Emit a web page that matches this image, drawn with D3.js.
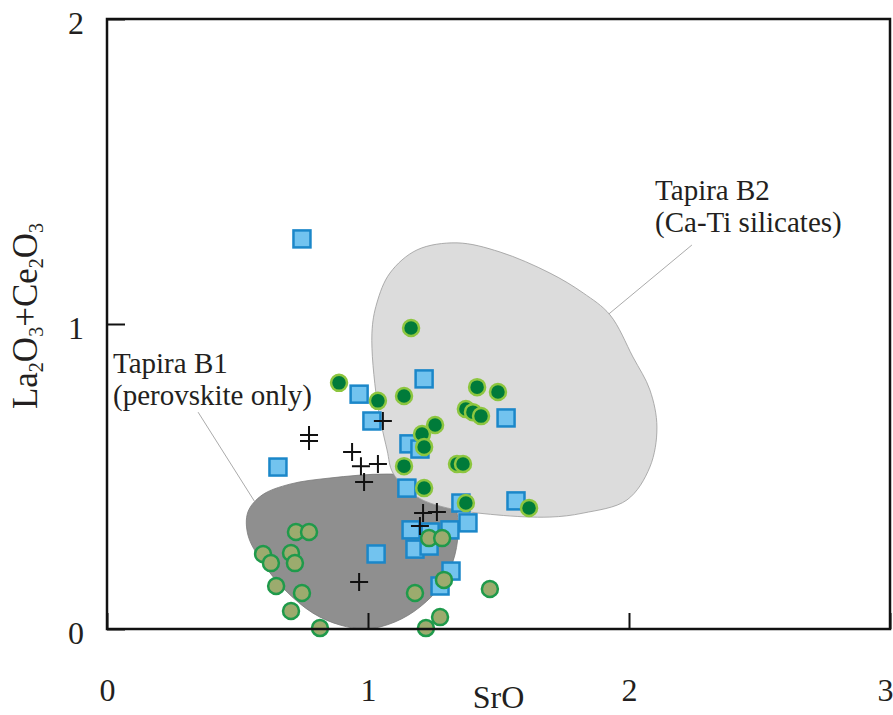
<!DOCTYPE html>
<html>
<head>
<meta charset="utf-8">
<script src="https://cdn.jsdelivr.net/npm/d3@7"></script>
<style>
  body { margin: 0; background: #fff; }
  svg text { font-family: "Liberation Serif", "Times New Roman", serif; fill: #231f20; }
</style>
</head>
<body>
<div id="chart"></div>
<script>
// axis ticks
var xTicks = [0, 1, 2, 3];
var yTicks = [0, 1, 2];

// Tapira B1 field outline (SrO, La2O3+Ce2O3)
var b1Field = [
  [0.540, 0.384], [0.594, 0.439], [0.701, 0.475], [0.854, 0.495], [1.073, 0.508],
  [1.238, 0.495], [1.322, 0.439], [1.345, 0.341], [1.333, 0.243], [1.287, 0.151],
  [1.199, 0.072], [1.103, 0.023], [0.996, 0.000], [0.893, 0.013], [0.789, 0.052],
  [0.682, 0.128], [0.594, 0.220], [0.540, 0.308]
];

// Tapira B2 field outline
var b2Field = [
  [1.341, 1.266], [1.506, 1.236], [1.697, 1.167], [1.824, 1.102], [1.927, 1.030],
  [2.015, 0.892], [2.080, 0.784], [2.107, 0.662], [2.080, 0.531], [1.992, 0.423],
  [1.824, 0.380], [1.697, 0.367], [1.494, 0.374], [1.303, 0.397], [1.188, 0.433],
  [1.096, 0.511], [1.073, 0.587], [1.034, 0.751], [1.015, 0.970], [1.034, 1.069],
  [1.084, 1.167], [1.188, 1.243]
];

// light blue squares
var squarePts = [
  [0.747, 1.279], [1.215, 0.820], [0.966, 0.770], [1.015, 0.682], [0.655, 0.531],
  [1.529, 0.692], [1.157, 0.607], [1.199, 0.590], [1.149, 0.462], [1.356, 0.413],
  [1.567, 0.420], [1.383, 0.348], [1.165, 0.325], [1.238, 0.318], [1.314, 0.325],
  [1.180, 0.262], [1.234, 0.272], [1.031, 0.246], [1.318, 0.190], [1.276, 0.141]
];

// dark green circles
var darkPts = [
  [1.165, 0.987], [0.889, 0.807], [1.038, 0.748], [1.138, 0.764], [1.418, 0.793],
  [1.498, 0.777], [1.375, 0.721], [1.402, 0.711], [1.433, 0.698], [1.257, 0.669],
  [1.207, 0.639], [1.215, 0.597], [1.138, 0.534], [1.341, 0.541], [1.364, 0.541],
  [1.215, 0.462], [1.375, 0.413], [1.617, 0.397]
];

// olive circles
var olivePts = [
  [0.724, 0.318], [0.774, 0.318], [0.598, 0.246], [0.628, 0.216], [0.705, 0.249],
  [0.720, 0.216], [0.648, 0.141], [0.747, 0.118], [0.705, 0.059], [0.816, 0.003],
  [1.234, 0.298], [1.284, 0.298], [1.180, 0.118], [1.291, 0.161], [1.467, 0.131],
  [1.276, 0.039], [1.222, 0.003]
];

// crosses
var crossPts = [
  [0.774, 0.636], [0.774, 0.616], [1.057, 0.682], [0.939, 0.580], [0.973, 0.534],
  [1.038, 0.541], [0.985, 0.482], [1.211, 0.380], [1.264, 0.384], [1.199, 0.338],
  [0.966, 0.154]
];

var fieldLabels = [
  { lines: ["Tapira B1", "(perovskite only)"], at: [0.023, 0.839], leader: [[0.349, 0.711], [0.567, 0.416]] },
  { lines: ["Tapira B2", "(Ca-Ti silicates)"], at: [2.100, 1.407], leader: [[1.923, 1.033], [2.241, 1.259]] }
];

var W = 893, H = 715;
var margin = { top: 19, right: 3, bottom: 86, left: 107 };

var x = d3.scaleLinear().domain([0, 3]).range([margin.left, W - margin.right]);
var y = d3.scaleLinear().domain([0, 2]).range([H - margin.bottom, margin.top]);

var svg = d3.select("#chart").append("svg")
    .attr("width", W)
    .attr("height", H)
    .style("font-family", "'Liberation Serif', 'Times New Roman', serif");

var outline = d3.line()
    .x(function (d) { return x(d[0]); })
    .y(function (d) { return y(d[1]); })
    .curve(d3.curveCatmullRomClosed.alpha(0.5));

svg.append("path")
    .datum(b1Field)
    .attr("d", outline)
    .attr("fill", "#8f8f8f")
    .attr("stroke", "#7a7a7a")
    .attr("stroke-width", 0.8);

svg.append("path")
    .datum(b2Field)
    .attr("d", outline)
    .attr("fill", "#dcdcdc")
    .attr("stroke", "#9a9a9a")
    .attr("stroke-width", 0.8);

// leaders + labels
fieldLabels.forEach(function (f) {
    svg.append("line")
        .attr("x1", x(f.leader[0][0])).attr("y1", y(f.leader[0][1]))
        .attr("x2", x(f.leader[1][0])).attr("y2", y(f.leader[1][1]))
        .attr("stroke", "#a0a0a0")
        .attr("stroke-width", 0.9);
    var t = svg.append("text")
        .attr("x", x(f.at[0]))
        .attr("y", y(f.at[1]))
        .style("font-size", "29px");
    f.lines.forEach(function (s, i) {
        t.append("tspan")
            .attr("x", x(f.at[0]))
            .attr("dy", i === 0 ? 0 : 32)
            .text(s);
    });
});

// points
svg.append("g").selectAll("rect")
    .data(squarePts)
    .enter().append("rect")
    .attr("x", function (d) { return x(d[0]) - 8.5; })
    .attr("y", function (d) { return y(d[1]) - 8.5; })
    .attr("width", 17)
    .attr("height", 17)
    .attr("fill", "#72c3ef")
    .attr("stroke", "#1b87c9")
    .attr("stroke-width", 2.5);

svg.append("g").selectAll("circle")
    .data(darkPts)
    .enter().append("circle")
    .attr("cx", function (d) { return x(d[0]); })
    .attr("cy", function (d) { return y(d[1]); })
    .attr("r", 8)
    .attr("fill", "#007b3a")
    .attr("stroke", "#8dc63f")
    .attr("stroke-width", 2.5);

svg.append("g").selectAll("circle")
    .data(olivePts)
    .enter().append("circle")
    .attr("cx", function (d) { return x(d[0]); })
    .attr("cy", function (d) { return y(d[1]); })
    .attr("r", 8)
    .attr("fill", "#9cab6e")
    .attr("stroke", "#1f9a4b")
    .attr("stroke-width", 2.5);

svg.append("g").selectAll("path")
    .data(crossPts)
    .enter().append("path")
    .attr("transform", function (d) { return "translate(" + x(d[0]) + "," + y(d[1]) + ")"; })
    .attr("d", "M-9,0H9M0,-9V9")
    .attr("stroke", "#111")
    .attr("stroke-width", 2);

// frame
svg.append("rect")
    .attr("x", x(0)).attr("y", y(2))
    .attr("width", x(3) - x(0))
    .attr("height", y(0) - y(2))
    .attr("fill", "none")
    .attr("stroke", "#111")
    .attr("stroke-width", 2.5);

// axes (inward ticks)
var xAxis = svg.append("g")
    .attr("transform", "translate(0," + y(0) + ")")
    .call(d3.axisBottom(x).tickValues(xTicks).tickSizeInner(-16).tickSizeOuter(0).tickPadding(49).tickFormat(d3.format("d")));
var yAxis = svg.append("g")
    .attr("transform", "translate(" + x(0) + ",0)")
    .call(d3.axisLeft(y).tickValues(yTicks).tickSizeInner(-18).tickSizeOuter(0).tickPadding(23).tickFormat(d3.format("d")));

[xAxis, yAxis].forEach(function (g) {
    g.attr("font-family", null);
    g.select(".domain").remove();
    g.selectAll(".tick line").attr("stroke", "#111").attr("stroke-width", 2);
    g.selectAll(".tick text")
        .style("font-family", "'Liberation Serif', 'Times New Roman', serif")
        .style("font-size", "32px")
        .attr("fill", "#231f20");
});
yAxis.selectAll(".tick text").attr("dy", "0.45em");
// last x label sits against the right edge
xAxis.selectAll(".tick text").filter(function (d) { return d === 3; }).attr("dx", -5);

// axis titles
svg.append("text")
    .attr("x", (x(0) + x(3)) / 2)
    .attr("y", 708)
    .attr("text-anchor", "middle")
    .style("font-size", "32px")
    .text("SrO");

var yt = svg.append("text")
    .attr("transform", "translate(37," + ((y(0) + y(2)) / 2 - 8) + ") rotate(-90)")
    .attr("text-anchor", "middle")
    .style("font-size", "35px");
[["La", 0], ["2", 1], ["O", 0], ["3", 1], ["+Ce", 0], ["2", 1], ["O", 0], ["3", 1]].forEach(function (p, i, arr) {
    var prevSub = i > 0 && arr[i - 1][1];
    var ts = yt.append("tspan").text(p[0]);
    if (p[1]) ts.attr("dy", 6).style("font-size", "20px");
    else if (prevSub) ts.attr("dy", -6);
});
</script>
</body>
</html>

§

Exercise instructions – Skip the pictures and restate exactly the lines from the beginning of the listing to the line with "var yTicks = [0, 1, 2];", that line included.

The solution –
Emit a web page that matches this image, drawn with D3.js.
<!DOCTYPE html>
<html>
<head>
<meta charset="utf-8">
<script src="https://cdn.jsdelivr.net/npm/d3@7"></script>
<style>
  body { margin: 0; background: #fff; }
  svg text { font-family: "Liberation Serif", "Times New Roman", serif; fill: #231f20; }
</style>
</head>
<body>
<div id="chart"></div>
<script>
// axis ticks
var xTicks = [0, 1, 2, 3];
var yTicks = [0, 1, 2];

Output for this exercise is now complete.